Remembrance Day is one of the most important days we have on our national calendar – a time, as the leaves fall and take us into winter, to reflect back on the men and women who have given it all for their country, community, family and friends.
It's a tribute to a simple truth in life: Ordinary men and women are what make a difference in the world, in big and small ways.
Nov. 11 is about remembering those who have given their lives to fight for peace, on the brutal battlefields of the First World War and all others. Laying a wreath at the National Military Cemetery – as I will do Monday – is one of the greatest honours a Canadian can be offered.
But I would also like to suggest that Remembrance Day is about more than looking back to those who have fallen. It is also about recognizing the singular quality that unified all these men and women: They were all difference makers. They were people who felt compelled to do their duty, large or small, to protect us and build a better world.
When I began trying to make a difference by propelling myself around the world almost three decades ago, to raise awareness about the potential of people with disabilities and find a cure for paralysis after spinal cord injury, I was always moved by what people said about Canada because of our veterans, perhaps our greatest ambassadors.
People remembered us as liberators, as people who made history by collectively putting their lives on the line for others. In many countries throughout the world, it was a common and moving message. Our veterans made a difference to their lives and history. They were not forgotten, and neither was Canada.

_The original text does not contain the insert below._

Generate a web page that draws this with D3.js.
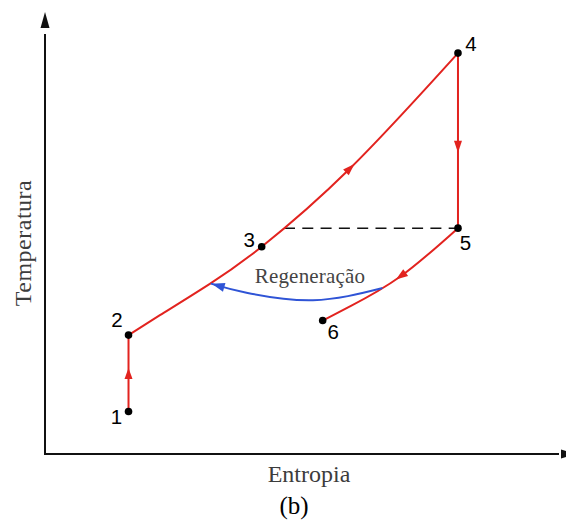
<!DOCTYPE html>
<html>
<head>
<meta charset="utf-8">
<script src="https://cdn.jsdelivr.net/npm/d3@7"></script>
<style>
  html, body { margin: 0; padding: 0; background: #fff; }
  svg { display: block; }
</style>
</head>
<body>
<svg id="chart" width="566" height="521"></svg>
<script>
// ---- Data (entropy / temperature in arbitrary units 0..100) ----
const stateLabels = ["1", "2", "3", "4", "5", "6"];
const stateS = [16.06, 16.06, 41.67, 79.42, 79.42, 53.4];
const stateT = [9.6, 26.9, 46.9, 90.7, 51.1, 30.2];

// compression 1 -> 2
const compS = [16.06, 16.06];
const compT = [9.6, 26.9];
// heating 2 -> 3 -> 4
const heatS = [16.06, 22.1, 31.7, 41.67, 58.65, 79.42];
const heatT = [26.9, 31.4, 38.5, 46.9, 64.6, 90.7];
// turbine 4 -> 5
const turbS = [79.42, 79.42];
const turbT = [90.7, 51.1];
// cooling 5 -> 6
const coolS = [79.42, 68.27, 58.65, 53.4];
const coolT = [51.1, 40.1, 33.4, 30.2];
// regeneration transfer (blue)
const regenS = [64.75, 51.54, 38.75, 32.06];
const regenT = [37.5, 34.8, 36.5, 38.5];
// dashed isotherm from curve to state 5
const dashS = [45.96, 79.42];
const dashT = [51.1, 51.1];

const xLabel = "Entropia";
const yLabel = "Temperatura";
const caption = "(b)";
const regenLabel = "Regeneração";

// ---- Drawing ----
const svg = d3.select("#chart");
const x = d3.scaleLinear().domain([0, 100]).range([45, 565]);
const y = d3.scaleLinear().domain([0, 100]).range([454, 12]);

const RED = "#e2231f";
const BLUE = "#2f54d6";

const zip = (a, b) => a.map((v, i) => [v, b[i]]);
const lineNat = d3.line().x(d => x(d[0])).y(d => y(d[1])).curve(d3.curveNatural);
const lineLin = d3.line().x(d => x(d[0])).y(d => y(d[1]));

// axes with arrows
const axisG = svg.append("g");
axisG.append("line").attr("x1", x(0)).attr("y1", y(0)).attr("x2", x(0)).attr("y2", y(0) - 420)
  .attr("stroke", "#111").attr("stroke-width", 2);
axisG.append("path")
  .attr("d", `M${x(0)},${y(100)} L${x(0) - 4.5},${y(100) + 16} L${x(0) + 4.5},${y(100) + 16} Z`)
  .attr("fill", "#111");
axisG.append("line").attr("x1", x(0) - 1).attr("y1", y(0)).attr("x2", x(100) - 6).attr("y2", y(0))
  .attr("stroke", "#111").attr("stroke-width", 2);
axisG.append("path")
  .attr("d", `M${x(100) + 12},${y(0)} L${x(100) - 4},${y(0) - 4.5} L${x(100) - 4},${y(0) + 4.5} Z`)
  .attr("fill", "#111");

// dashed line
svg.append("path").attr("d", lineLin(zip(dashS, dashT)))
  .attr("fill", "none").attr("stroke", "#111").attr("stroke-width", 1.5)
  .attr("stroke-dasharray", "11,7.3");

// process paths
function drawPath(data, gen, color) {
  return svg.append("path").attr("d", gen(data))
    .attr("fill", "none").attr("stroke", color).attr("stroke-width", 2)
    .attr("stroke-linecap", "round");
}
function arrowAt(pathSel, frac, color, len, half) {
  const node = pathSel.node();
  const L = node.getTotalLength();
  const tip = node.getPointAtLength(L * frac);
  const back = node.getPointAtLength(Math.max(0, L * frac - len));
  const ang = Math.atan2(tip.y - back.y, tip.x - back.x) * 180 / Math.PI;
  svg.append("path")
    .attr("d", `M0,0 L${-len},${-half} L${-len},${half} Z`)
    .attr("transform", `translate(${tip.x},${tip.y}) rotate(${ang})`)
    .attr("fill", color);
}

const pComp = drawPath(zip(compS, compT), lineLin, RED);
const pHeat = drawPath(zip(heatS, heatT), lineNat, RED);
const pTurb = drawPath(zip(turbS, turbT), lineLin, RED);
const pCool = drawPath(zip(coolS, coolT), lineNat, RED);
const pRegen = drawPath(zip(regenS, regenT), lineNat, BLUE);

arrowAt(pComp, 0.57, RED, 11, 4);
arrowAt(pHeat, 0.652, RED, 12, 4);
arrowAt(pTurb, 0.57, RED, 12, 4);
arrowAt(pCool, 0.49, RED, 12, 4.2);
arrowAt(pRegen, 1.0, BLUE, 13, 4.5);

// state points
const states = stateLabels.map((l, i) => ({ l, s: stateS[i], t: stateT[i] }));
svg.selectAll("circle.st").data(states).join("circle")
  .attr("class", "st")
  .attr("cx", d => x(d.s)).attr("cy", d => y(d.t)).attr("r", 3.8)
  .attr("fill", "#000");

// state labels (offsets from state point)
const labelOff = { "1": [-12, 12.5], "2": [-11.5, -8], "3": [-12.5, 0.5], "4": [13, -2], "5": [7.5, 22], "6": [10.5, 18] };
svg.selectAll("text.st").data(states).join("text")
  .attr("class", "st")
  .attr("x", d => x(d.s) + labelOff[d.l][0])
  .attr("y", d => y(d.t) + labelOff[d.l][1])
  .attr("text-anchor", "middle")
  .attr("font-family", "Liberation Sans, Arial, sans-serif")
  .attr("font-size", 20.5)
  .attr("fill", "#000")
  .text(d => d.l);

// regeneration label
svg.append("text")
  .attr("x", 310).attr("y", 283)
  .attr("text-anchor", "middle")
  .attr("font-family", "Liberation Serif, Times New Roman, serif")
  .attr("font-size", 21)
  .attr("letter-spacing", 0.2)
  .attr("fill", "#444")
  .text(regenLabel);

// axis titles
svg.append("text")
  .attr("x", 309).attr("y", 482)
  .attr("text-anchor", "middle")
  .attr("font-family", "Liberation Serif, Times New Roman, serif")
  .attr("font-size", 24)
  .attr("fill", "#3c3c3c")
  .text(xLabel);

svg.append("text")
  .attr("transform", "translate(31,243) rotate(-90)")
  .attr("text-anchor", "middle")
  .attr("font-family", "Liberation Serif, Times New Roman, serif")
  .attr("font-size", 24)
  .attr("letter-spacing", 0.5)
  .attr("fill", "#3c3c3c")
  .text(yLabel);

svg.append("text")
  .attr("x", 294).attr("y", 514)
  .attr("text-anchor", "middle")
  .attr("font-family", "Liberation Serif, Times New Roman, serif")
  .attr("font-size", 25)
  .attr("fill", "#000")
  .text(caption);
</script>
</body>
</html>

Our men and women in uniform continue to make a difference today, carrying on this wonderful Canadian tradition of putting ourselves on the line to do the right thing. As Honorary Colonel of the Canadian Forces Joint Personnel Support Unit, it's an honour to represent Canadians who have not forgotten about the disabled, wounded and ill members of our military and their families. I am inspired by the stories of these men and women who continue to overcome challenges after their public service, and are difference makers in their communities.
Like millions of Canadians, I will take a moment of silence at 11 a.m. to remember, and to thank the veterans who have defended our country and freedoms, often giving the ultimate sacrifice.
But I also invite you during that moment of contemplation to ask why Remembrance Day is such a vital part of our national tradition.
To me the answer is simple. As a nation, we intuitively know that a great society is based on a shared understanding – and dare I say the shared duty – of every citizen to be a difference maker. It is our collective attempt at making a difference, in whatever way, that makes a better Canada. And a better world.
Our men and women in uniform put their lives on the line to be difference makers. And every time we pin on a poppy, we acknowledge that their sense of honour and sacrifice made a difference that isn't forgotten.